Hypercyclic dynamics in functional analysis: key concepts

1. Definition

A bounded linear operator T on a topological vector space X (commonly a separable Banach or Fréchet space) is hypercyclic if there exists a vector x in X whose orbit {T^n x : n ≥ 0} is dense in X. Such an x is called a hypercyclic vector.

2. Basic examples

  • Unilateral/bilateral weighted shifts on sequence spaces (ℓ^p, c0) provide the canonical examples; appropriate weight choices produce hypercyclic shifts.
  • The translation operator on spaces of entire functions (f(z) → f(z+1)) is hypercyclic.
  • Certain differentiation operators on spaces of holomorphic functions are hypercyclic.

3. Hypercyclicity criteria

  • Hypercyclicity Criterion (Kitai–Rolewicz–Gethner–Shapiro): provides sufficient conditions in separable Fréchet spaces via existence of dense sets X0, Y0 and maps S_n approximating inverse behavior so that T^n x → 0 for x in X0 and S_n y → 0 for y in Y0 while T^n S_n y → y. This criterion is widely used to prove hypercyclicity.
  • Rolewicz’s theorem: for a bounded operator T and scalar λ with |λ|>1, λT is often hypercyclic when T is a suitable shift.

4. Topological transitivity and mixing

  • An operator is topologically transitive iff for any nonempty open U,V there exists n with T^n(U) ∩ V ≠ ∅; on separable Baire spaces this is equivalent to hypercyclicity.
  • Topological mixing is a stronger notion: for all large n, T^n(U) ∩ V ≠ ∅; mixing implies hypercyclicity.

5. Frequent hypercyclicity and variants

  • Frequent hypercyclicity: orbit visits each nonempty open set with positive lower density of times.
  • Upper-frequent, reiterative, distributional variants quantify how often orbits visit sets; these are stronger properties and require refined techniques.

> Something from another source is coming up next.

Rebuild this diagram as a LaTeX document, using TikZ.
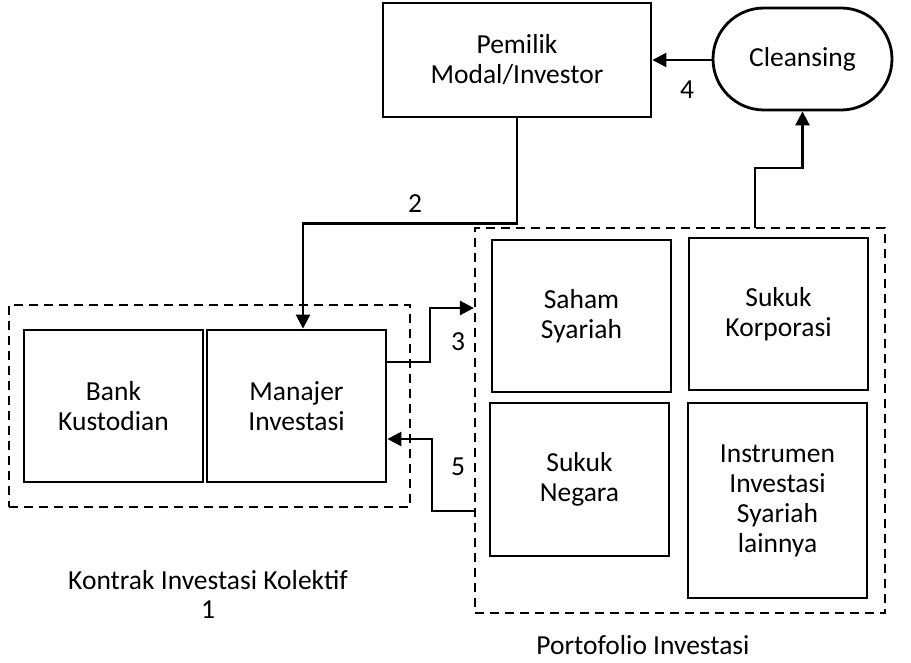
\documentclass[tikz,border=0pt]{standalone}
\usepackage{fontspec}
\setmainfont{Carlito}
\usetikzlibrary{arrows.meta}
\begin{document}
\begin{tikzpicture}[x=1pt,y=-1pt,
  box/.style={draw,line width=2.8pt,align=center,inner sep=0pt,font=\fontsize{27.5}{30}\selectfont},
  dbox/.style={draw,line width=2.2pt,dash pattern=on 9pt off 6pt,inner sep=0pt},
  arr/.style={line width=2.6pt,-{Triangle[length=14pt,width=14pt]}},
  lbl/.style={font=\fontsize{27.5}{30}\selectfont,inner sep=0pt}]
\useasboundingbox (0,0) rectangle (911,663);
% dashed groups
\node[dbox,minimum width=401pt,minimum height=202pt] (K) at (209.5,406) {};
\node[dbox,minimum width=410pt,minimum height=385pt] (PF) at (680,420.5) {};
% boxes
\node[box,minimum width=268pt,minimum height=114pt] (P) at (517,60) {Pemilik\\Modal/Investor};
\node[box,rounded corners=51pt,minimum width=179pt,minimum height=102pt] (C) at (802.5,59) {Cleansing};
\node[box,minimum width=179pt,minimum height=152pt] (B) at (113.5,406) {Bank\\Kustodian};
\node[box,minimum width=179pt,minimum height=152pt] (M) at (296.5,406) {Manajer\\Investasi};
\node[box,minimum width=179pt,minimum height=152pt] (S1) at (581.5,316) {Saham\\Syariah};
\node[box,minimum width=179pt,minimum height=152pt] (S2) at (778.5,314) {Sukuk\\Korporasi};
\node[box,minimum width=179pt,minimum height=153pt] (S3) at (579.5,479.5) {Sukuk\\Negara};
\node[box,minimum width=179pt,minimum height=195pt] (S4) at (777.5,500.5) {Instrumen\\Investasi\\Syariah\\lainnya};
% coordinates
\coordinate (c3) at (430,308);
\coordinate (c5) at (432,511);
% connectors
\draw[arr] (P.west -| C.west) -- (P.east);
\draw[arr] (P.south) -- ++(0,105) -| ([xshift=6.5pt]M.north);
\draw[arr] (755,228) -- (755,168) -| (C.south);
\draw[arr] (M.east |- 0,362) -| (c3) -- (c3 -| PF.west);
\draw[arr] (c5 -| PF.west) -- (c5) |- (M.east |- 0,439);
% labels
\node[lbl] (l2) at (415,204) {2};
\node[lbl] (l4) at (687,90) {4};
\node[lbl] (l3) at (458,342) {3};
\node[lbl] (l5) at (458,467) {5};
\node[lbl] (kik) at (208,580) {Kontrak Investasi Kolektif};
\node[lbl] (n1) at (208,610) {1};
\node[lbl] (pfl) at (643,645) {Portofolio Investasi};
\end{tikzpicture}
\end{document}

6. Structure and spectral implications

  • Hypercyclic operators have rich spectral behavior: the spectrum often intersects the unit circle; point spectrum (eigenvalues) is usually small or empty for hypercyclic operators on Banach spaces.
  • Existence of hypercyclic vectors implies the operator cannot be compact, and many compact-like properties are incompatible with hypercyclicity.